June 20, 2018 at 3:43 am
Hi,
Is it possible to use (dynamic) LIKE in a SELECT/GROUP BY rather than WHERE. Take this sample:
Corning Precision Lens Incorporated
Corning Precision Materials Co., Ltd.
Corning Research & Development Corporation
Philips International B.V.
Philips International B.V. - IP&S
Philips International B.V.- IP&S
Can I return just 2 rows:
Corning
Philips
There are many, many more instances were the same company exist in our database with slight differences so CASE is not really possible. And because I don't know each company this exists with. I'm imaging something like (no pun intended :)) where the first word is used as the 'base'. So something using SUBSTRING.
I'd rather clues than a solution 🙂
Thanks
June 20, 2018 at 5:05 am
;with your_table_name(txt) as
(
select 'Corning Precision Lens Incorporated' union all
select 'Corning Precision Materials Co., Ltd.' union all
select 'Corning Research & Development Corporation' union all
select 'Philips International B.V.' union all
select 'Philips International B.V. - IP&S' union all
select 'Philips International B.V.- IP&S'
)
--// Above is test data - Below is the query
select left(txt,CHARINDEX(' ',txt)-1) comp
from your_table_name
group by left(txt,CHARINDEX(' ',txt)-1)
O/p -Corning
Philips
June 20, 2018 at 5:45 am
While ranitb's solution will work, you're going to run into problems doing the similarity check based only on the leading word or even a couple of words. There will also be times where associations will not have any words to match at all. My recommendation would be that you create a table of actual company names in your database along with a column of aliases that you'd like to match on. It's not the easy way but it is the right way.
--Jeff Moden
Change is inevitable... Change for the better is not.
June 20, 2018 at 8:55 am
Jeff Moden - Wednesday, June 20, 2018 5:45 AMWhile ranitb's solution will work, you're going to run into problems doing the similarity check based only on the leading word or even a couple of words. There will also be times where associations will not have any words to match at all. My recommendation would be that you create a table of actual company names in your database along with a column of aliases that you'd like to match on. It's not the easy way but it is the right way.

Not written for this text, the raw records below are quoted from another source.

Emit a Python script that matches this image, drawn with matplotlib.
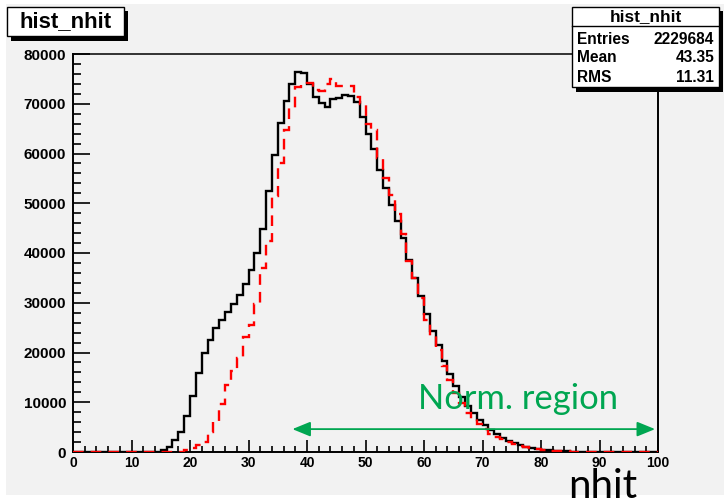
import numpy as np
import matplotlib.pyplot as plt
from matplotlib.patches import Rectangle
from matplotlib.ticker import MultipleLocator

plt.rcParams['font.family'] = ['Liberation Sans', 'DejaVu Sans']

# nhit histogram, 100 bins of width 1 from 0 to 100
bin_edges = np.arange(0, 101, 1)

data_counts = [0] * 14 + [
    100, 400, 1070, 2400, 4100, 7200, 11280, 15850, 19880, 22570,
    24920, 26600, 28070, 29750, 31640, 33850, 36670, 40030, 44730, 52460,
    59640, 66090, 70460, 73950, 76300, 76170, 73950, 71270, 70060, 69390,
    70930, 71130, 71800, 71600, 70260, 67340, 63950, 60850, 56690, 53130,
    49570, 46410, 43050, 38690, 34990, 31300, 27740, 24380, 21420, 18200,
    15720, 13300, 11150, 9330, 7930, 6450, 5440, 4430, 3560, 2890,
    2280, 1750, 1340, 1070, 810, 560, 420, 320, 240, 180,
    130, 100, 70, 50, 40, 30, 20, 15, 10, 10,
    5, 5, 5, 0, 0, 0]

mc_counts = [0] * 19 + [
    400, 740, 1500, 2080, 4100, 6320, 9700, 13500, 16320, 18800,
    23110, 25460, 29820, 37000, 42380, 51450, 58170, 64680, 69110, 73400,
    73750, 74090, 72800, 72600, 73950, 74960, 73610, 73610, 73610, 71270,
    69920, 66030, 64680, 59170, 55150, 51580, 47760, 43730, 38350, 34990,
    30970, 26600, 23370, 20500, 17300, 14510, 11950, 9800, 7930, 6700,
    5600, 4600, 3560, 3000, 2560, 2000, 1550, 1200, 950, 740,
    550, 400, 300, 220, 160, 120, 90, 60, 50, 40,
    30, 20, 15, 10, 10, 5, 5, 5, 0, 0, 0]

stats_labels = ['Entries', 'Mean', 'RMS']
stats_values = ['2229684', '43.35', '11.31']
norm_lo, norm_hi = 37.5, 99.5

W, H = 724, 501
BG = '#f2f2f2'
GREEN = '#00a651'

fig = plt.figure(figsize=(W / 100, H / 100), dpi=100)
fig.patch.set_facecolor('white')


def px_rect(x0, y0, x1, y1, **kw):
    # rectangle given in pixel coordinates measured from the top-left corner
    r = Rectangle((x0 / W, 1 - y1 / H), (x1 - x0) / W, (y1 - y0) / H,
                  transform=fig.transFigure, **kw)
    fig.add_artist(r)
    return r


def px_text(x, y, s, **kw):
    fig.text(x / W, 1 - y / H, s, **kw)


# canvas
px_rect(6, 4, W, 495, facecolor=BG, edgecolor='none', zorder=0)

ax = fig.add_axes([73 / W, 1 - 452 / H, (658 - 73) / W, (452 - 54) / H])
ax.set_facecolor(BG)

ax.stairs(data_counts, bin_edges, color='black', lw=1.7, zorder=3)
ax.stairs(mc_counts, bin_edges, color='red', lw=1.7, ls=(0, (4.5, 3)), zorder=4)

ax.set_xlim(0, 100)
ax.set_ylim(0, 80000)
ax.xaxis.set_major_locator(MultipleLocator(10))
ax.xaxis.set_minor_locator(MultipleLocator(2))
ax.yaxis.set_major_locator(MultipleLocator(10000))
ax.yaxis.set_minor_locator(MultipleLocator(2000))
ax.tick_params(axis='both', which='both', direction='in', width=1.2,
               colors='black')
ax.tick_params(axis='x', which='major', length=8.6, pad=3, labelsize=10)
ax.tick_params(axis='x', which='minor', length=4.3)
ax.tick_params(axis='y', which='major', length=12, pad=5, labelsize=11)
ax.tick_params(axis='y', which='minor', length=6)
for lab in ax.get_xticklabels() + ax.get_yticklabels():
    lab.set_fontweight('bold')
for side in ['left', 'bottom', 'right']:
    ax.spines[side].set_linewidth(1.4)
ax.spines['top'].set_linewidth(1.1)

# normalisation region
ax.annotate('', xy=(norm_lo, 4600), xytext=(norm_hi, 4600),
            arrowprops=dict(arrowstyle='<|-|>,head_length=1.1,head_width=0.45',
                            color=GREEN, lw=1.3, shrinkA=0, shrinkB=0), zorder=5)
ax.text(59, 8600, 'Norm. region', color=GREEN, fontsize=24.8,
        family=['Lato', 'DejaVu Sans'], va='baseline', ha='left', zorder=5)

# title box with shadow
px_rect(11, 11, 128, 41, facecolor='black', edgecolor='none', zorder=5)
px_rect(7, 7, 124, 36, facecolor='white', edgecolor='black', lw=1.0, zorder=6)
px_text(65.5, 22, 'hist_nhit', fontsize=16, fontweight='bold',
        ha='center', va='center', zorder=7)

# statistics box with shadow
px_rect(576, 11, 723, 92, facecolor='black', edgecolor='none', zorder=5)
px_rect(572, 7, 719, 87, facecolor='white', edgecolor='black', lw=1.0, zorder=6)
fig.add_artist(plt.Line2D([572 / W, 719 / W], [1 - 26 / H, 1 - 26 / H],
                          transform=fig.transFigure, color='black', lw=1.0, zorder=7))
px_text(645.5, 16.5, 'hist_nhit', fontsize=12.4, fontweight='bold',
        ha='center', va='center', zorder=7)
for i, (lab, val) in enumerate(zip(stats_labels, stats_values)):
    y = 39 + i * 19
    px_text(577, y, lab, fontsize=11.2, fontweight='bold', ha='left', va='center', zorder=7)
    px_text(714, y, val, fontsize=11.2, fontweight='bold', ha='right', va='center', zorder=7)

# axis title
px_text(603, 498, 'nhit', fontsize=29, family=['Lato', 'DejaVu Sans'],
        ha='center', va='baseline', zorder=7)

fig.savefig('out.png', dpi=100)
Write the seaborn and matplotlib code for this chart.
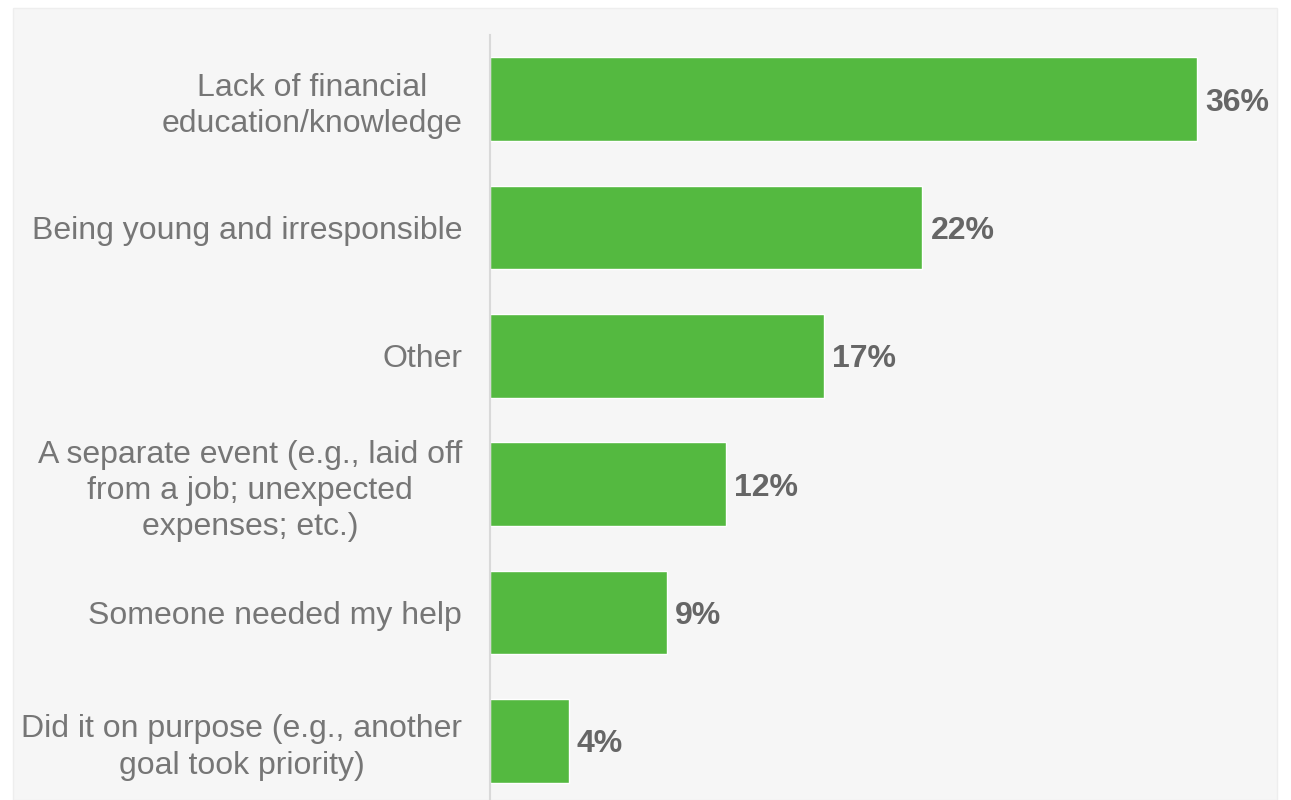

+ 1 googolplex to the googolplex power to that. It would only be a matter of time before some piece of company name data came along and broke any code you might have that works. Anything less than tying each and every company name to an "approved" abbreviation is doomed to eventual failure. Yes, it's gonna be a PITA, but better some small PITA now than some major PITA when existing code breaks in a way that no one notices for a while, and then when it finally actually gets noticed, it's kind of "too late", so to speak. You do NOT want to be the cause of that.